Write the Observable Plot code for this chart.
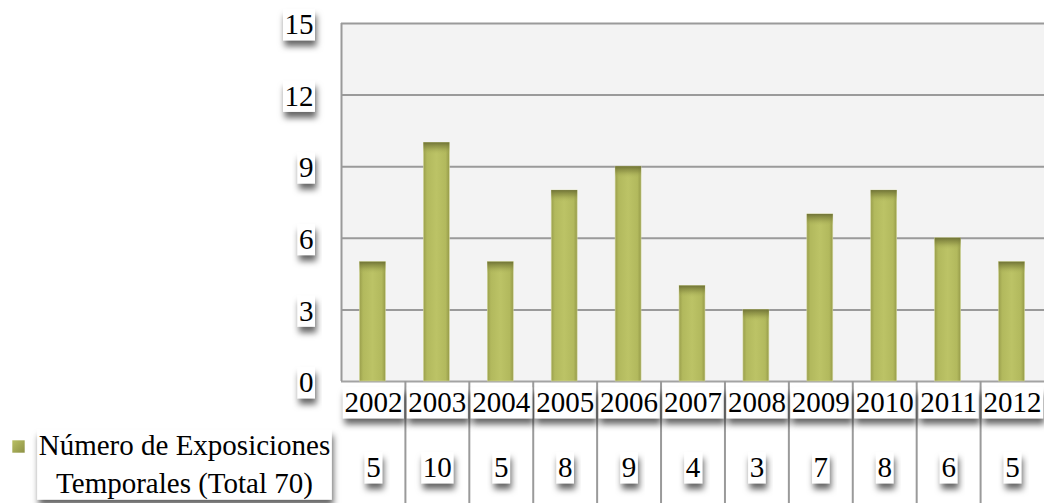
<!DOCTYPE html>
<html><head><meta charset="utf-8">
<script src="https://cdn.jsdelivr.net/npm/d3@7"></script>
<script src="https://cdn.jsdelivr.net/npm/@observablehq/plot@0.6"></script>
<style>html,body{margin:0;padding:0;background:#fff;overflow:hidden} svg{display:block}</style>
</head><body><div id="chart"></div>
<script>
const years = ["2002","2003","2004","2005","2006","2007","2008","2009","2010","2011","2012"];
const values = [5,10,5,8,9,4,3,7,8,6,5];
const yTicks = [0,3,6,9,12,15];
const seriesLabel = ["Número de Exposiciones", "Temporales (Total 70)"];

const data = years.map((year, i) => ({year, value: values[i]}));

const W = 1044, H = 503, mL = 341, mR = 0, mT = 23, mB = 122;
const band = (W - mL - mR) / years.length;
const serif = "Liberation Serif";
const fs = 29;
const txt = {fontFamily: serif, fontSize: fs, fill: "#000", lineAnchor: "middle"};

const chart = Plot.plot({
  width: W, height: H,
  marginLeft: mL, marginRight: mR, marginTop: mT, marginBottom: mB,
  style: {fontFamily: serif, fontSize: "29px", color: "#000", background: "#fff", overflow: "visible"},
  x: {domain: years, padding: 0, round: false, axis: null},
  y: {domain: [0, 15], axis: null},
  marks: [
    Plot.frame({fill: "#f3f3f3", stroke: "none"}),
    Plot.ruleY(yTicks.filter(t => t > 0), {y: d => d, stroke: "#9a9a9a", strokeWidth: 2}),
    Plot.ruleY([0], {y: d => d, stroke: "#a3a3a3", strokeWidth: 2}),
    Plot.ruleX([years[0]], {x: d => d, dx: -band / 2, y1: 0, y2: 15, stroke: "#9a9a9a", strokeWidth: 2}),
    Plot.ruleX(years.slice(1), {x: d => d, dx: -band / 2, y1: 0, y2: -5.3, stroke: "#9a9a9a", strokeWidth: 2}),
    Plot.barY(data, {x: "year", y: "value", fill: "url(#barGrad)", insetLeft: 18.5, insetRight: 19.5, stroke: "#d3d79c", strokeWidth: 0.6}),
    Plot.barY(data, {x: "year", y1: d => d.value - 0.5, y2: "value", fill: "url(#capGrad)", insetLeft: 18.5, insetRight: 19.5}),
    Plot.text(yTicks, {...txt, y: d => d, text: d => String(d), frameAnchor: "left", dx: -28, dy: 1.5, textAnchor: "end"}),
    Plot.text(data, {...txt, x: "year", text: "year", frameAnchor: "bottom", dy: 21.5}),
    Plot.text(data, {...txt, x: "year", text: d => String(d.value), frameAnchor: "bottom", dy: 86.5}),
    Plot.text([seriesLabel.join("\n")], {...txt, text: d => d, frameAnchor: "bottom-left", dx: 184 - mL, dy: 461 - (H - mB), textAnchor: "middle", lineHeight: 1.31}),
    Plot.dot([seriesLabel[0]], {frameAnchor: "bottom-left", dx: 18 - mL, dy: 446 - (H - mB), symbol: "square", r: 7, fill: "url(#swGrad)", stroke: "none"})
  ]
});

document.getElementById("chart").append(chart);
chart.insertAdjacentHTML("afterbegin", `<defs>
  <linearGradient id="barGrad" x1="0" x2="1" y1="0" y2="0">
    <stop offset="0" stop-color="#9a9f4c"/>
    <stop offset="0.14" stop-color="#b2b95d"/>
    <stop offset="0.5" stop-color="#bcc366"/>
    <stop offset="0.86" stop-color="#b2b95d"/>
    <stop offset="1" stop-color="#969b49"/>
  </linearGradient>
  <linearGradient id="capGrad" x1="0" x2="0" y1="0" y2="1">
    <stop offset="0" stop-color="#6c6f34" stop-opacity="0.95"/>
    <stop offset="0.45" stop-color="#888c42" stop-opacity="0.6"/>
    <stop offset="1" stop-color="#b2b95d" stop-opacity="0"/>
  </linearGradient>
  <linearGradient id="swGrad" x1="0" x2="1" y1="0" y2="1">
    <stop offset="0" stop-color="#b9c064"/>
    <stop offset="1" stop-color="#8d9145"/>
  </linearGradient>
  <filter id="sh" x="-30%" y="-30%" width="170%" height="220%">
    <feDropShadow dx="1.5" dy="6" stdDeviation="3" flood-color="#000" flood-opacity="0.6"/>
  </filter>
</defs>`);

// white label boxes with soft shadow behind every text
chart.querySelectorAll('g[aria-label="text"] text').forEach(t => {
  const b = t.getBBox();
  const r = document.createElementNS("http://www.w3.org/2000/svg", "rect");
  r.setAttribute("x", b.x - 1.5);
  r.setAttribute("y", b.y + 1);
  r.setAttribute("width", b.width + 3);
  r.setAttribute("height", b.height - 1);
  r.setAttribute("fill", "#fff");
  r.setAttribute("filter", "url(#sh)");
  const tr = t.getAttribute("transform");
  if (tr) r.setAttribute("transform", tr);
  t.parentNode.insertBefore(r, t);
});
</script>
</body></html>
++++
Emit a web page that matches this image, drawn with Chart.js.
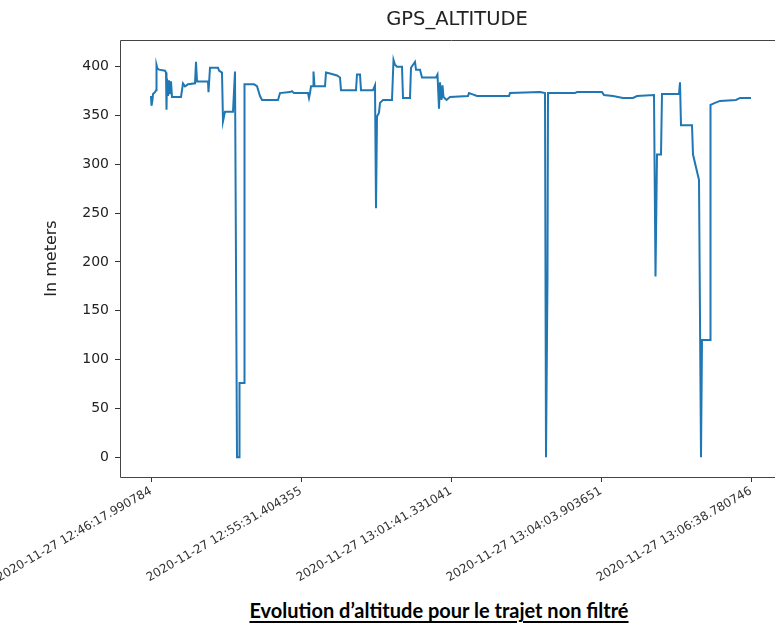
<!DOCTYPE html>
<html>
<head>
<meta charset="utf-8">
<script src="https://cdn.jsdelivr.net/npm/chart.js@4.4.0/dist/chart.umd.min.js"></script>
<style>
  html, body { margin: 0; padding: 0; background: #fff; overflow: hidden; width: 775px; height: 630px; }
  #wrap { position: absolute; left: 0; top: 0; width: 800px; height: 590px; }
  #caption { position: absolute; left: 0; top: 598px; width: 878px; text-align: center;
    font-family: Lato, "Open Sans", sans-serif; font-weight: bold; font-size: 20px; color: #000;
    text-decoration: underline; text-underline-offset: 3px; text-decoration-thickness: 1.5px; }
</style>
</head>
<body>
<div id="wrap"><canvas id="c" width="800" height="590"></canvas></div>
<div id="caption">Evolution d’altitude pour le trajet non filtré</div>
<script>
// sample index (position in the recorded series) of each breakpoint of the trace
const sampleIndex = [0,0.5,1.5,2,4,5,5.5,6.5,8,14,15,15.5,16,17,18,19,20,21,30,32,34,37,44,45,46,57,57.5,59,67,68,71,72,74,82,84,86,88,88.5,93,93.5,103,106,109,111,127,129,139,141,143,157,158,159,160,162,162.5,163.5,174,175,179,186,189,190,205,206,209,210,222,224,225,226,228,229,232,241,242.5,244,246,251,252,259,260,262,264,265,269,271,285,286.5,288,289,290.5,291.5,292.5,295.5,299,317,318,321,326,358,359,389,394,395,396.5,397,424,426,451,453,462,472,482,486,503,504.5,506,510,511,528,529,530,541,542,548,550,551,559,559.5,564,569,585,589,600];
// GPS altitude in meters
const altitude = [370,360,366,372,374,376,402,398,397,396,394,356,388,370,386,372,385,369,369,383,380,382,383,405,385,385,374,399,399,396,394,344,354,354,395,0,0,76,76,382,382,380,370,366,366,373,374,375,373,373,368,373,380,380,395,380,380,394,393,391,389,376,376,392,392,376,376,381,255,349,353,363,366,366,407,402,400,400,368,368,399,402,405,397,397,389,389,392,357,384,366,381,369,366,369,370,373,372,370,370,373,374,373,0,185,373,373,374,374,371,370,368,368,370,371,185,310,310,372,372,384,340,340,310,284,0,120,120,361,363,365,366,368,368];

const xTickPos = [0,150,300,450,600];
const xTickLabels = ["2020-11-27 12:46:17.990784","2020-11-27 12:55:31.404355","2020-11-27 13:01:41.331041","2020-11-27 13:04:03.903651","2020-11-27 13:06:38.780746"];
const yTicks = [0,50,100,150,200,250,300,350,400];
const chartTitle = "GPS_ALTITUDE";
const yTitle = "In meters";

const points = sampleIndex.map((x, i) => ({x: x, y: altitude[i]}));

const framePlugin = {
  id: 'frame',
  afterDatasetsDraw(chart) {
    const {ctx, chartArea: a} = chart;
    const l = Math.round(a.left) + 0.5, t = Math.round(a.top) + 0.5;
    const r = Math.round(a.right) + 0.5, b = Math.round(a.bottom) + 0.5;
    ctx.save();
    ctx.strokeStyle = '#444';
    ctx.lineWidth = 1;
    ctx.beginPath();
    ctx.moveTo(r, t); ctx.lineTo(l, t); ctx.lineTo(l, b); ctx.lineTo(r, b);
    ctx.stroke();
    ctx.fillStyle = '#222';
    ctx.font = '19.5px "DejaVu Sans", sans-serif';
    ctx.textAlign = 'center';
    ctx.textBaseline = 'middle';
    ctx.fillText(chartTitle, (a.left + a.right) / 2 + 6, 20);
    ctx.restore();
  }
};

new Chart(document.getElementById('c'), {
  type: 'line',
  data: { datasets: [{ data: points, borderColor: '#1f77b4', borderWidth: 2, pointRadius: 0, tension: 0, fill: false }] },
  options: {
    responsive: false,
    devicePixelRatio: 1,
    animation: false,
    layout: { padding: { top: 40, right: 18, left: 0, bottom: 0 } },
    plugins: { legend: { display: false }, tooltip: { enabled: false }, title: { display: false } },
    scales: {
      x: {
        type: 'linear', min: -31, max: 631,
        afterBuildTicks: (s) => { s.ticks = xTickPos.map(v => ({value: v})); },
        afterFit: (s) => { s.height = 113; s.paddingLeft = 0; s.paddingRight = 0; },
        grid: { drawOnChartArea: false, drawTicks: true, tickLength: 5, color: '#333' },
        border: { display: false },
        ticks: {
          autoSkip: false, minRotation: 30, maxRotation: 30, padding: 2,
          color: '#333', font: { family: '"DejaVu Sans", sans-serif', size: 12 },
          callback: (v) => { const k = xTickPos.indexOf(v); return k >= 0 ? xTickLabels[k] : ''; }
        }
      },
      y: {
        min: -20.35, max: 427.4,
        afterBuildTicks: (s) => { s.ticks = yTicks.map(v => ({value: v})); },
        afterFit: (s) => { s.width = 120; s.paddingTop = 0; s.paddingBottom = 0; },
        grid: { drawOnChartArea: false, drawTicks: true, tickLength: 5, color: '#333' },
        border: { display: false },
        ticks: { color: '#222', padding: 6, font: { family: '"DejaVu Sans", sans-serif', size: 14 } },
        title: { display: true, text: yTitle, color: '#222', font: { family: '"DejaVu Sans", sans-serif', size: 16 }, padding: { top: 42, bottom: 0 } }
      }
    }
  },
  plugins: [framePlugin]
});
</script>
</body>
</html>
++++
Give the lines above again exactly, from the one containing "Write the Observable" to the one containing "const data = years.map((year, i)", both included, but leave out the pictures.

Write the Observable Plot code for this chart.
<!DOCTYPE html>
<html><head><meta charset="utf-8">
<script src="https://cdn.jsdelivr.net/npm/d3@7"></script>
<script src="https://cdn.jsdelivr.net/npm/@observablehq/plot@0.6"></script>
<style>html,body{margin:0;padding:0;background:#fff;overflow:hidden} svg{display:block}</style>
</head><body><div id="chart"></div>
<script>
const years = ["2002","2003","2004","2005","2006","2007","2008","2009","2010","2011","2012"];
const values = [5,10,5,8,9,4,3,7,8,6,5];
const yTicks = [0,3,6,9,12,15];
const seriesLabel = ["Número de Exposiciones", "Temporales (Total 70)"];

const data = years.map((year, i) => ({year, value: values[i]}));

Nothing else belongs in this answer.